(Code that draws figures)
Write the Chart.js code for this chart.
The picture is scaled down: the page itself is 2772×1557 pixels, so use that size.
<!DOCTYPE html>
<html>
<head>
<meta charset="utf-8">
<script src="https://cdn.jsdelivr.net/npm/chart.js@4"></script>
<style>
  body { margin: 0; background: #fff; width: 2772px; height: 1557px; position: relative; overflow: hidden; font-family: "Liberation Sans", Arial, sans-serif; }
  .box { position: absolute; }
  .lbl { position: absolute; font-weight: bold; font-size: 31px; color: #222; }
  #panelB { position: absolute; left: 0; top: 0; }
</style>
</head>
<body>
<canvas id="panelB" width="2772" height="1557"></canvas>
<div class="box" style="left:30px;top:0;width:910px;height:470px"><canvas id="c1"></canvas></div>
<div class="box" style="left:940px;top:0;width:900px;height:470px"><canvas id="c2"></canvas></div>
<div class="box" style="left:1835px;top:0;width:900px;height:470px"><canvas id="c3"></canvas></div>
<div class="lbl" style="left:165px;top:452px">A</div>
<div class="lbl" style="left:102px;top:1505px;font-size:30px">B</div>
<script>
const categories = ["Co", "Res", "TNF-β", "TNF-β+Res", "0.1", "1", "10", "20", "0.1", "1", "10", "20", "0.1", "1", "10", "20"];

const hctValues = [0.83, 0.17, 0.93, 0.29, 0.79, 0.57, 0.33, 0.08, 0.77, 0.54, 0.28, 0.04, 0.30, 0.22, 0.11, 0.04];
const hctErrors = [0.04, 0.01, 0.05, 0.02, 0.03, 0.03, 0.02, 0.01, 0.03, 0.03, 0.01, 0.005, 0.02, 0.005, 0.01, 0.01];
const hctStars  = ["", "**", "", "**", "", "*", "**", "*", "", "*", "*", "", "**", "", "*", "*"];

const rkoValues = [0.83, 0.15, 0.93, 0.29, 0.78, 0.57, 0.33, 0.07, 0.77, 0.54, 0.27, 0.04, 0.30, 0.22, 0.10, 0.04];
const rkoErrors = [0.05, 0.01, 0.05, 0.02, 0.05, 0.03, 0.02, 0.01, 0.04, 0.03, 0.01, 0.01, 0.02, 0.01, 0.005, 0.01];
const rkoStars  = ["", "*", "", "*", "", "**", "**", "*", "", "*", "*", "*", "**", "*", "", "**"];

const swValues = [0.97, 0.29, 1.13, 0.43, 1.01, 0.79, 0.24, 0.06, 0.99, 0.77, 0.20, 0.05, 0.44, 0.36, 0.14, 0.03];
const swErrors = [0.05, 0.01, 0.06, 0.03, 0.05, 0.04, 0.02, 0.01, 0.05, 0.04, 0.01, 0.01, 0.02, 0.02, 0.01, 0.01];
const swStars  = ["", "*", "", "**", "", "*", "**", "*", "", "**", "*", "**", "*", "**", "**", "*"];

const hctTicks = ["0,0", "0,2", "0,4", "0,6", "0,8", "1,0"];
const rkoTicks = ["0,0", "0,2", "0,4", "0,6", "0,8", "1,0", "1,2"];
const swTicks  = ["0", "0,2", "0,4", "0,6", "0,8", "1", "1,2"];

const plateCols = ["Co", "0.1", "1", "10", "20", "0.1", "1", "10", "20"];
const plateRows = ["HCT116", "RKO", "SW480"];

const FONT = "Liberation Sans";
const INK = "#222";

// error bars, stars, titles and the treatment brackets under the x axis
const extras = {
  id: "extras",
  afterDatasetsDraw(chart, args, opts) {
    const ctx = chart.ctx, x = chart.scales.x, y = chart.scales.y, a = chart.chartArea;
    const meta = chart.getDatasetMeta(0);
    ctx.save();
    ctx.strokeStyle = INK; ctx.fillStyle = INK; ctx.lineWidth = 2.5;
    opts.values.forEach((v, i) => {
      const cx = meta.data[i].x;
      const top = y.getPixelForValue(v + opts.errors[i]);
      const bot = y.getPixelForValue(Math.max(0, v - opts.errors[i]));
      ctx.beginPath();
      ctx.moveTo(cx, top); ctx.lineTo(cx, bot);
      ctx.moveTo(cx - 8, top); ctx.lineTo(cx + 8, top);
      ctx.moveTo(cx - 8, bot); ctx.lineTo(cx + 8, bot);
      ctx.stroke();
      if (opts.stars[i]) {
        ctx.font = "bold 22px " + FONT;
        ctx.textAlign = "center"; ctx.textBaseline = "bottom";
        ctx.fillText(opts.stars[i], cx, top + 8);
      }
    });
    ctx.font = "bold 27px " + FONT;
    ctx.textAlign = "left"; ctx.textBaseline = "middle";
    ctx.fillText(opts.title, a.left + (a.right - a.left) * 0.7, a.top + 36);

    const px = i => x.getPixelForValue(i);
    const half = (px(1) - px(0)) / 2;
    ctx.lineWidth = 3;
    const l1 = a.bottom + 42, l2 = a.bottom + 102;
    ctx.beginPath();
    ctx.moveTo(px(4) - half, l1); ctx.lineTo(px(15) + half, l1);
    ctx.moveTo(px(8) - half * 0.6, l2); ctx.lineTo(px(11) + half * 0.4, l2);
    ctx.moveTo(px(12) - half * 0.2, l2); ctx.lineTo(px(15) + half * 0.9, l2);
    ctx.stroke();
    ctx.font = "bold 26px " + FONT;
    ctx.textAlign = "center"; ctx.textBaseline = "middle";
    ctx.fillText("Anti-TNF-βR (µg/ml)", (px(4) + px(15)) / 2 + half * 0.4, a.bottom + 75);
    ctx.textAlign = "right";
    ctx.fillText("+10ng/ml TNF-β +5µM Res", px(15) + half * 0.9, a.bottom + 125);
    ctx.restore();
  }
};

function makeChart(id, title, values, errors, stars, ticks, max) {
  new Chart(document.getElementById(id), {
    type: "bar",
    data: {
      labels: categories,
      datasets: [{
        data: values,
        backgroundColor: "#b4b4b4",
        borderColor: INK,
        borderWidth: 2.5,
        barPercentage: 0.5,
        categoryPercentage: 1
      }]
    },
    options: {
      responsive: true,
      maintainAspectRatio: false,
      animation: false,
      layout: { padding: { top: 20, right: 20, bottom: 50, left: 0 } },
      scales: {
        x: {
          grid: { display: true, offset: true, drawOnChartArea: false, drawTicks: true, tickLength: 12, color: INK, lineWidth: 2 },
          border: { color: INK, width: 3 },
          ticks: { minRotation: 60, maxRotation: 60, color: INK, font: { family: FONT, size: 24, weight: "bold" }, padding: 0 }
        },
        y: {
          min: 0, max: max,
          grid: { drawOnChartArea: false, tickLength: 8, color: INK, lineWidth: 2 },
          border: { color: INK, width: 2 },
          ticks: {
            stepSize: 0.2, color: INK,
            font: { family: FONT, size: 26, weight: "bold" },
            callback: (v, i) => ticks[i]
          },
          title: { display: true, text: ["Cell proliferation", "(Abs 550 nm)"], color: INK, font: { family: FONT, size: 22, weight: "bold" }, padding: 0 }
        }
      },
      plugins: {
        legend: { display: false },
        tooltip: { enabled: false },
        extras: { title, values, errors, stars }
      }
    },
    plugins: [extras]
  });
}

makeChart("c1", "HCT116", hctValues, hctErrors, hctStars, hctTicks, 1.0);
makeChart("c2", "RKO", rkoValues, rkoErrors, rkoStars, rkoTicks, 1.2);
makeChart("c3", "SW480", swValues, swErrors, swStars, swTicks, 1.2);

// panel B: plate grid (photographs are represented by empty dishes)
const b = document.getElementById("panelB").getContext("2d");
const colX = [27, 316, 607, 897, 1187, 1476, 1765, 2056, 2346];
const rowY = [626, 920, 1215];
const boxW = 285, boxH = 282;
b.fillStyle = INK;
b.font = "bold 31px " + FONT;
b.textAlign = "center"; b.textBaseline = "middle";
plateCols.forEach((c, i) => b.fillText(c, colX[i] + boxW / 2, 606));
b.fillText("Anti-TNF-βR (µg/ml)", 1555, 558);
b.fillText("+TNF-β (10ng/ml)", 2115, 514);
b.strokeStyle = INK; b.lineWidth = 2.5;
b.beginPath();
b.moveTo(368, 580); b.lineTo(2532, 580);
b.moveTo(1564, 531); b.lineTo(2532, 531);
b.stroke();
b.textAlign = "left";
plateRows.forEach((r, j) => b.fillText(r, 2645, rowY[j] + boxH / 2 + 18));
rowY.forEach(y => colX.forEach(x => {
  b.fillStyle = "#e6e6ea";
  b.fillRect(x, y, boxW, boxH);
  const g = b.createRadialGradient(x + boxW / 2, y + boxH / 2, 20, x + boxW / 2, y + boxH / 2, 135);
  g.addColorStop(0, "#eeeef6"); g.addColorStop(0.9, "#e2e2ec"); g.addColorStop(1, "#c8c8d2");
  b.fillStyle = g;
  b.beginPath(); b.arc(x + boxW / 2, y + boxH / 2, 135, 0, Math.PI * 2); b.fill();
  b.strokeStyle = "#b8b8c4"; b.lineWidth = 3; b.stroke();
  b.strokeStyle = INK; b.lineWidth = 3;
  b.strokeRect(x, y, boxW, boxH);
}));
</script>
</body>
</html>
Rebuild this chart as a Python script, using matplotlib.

Task prompt:
Identify the lines above with the word "this". Copy them.

Solution below:
Write the Chart.js code for this chart.
Rebuild this chart as a Python script, using matplotlib.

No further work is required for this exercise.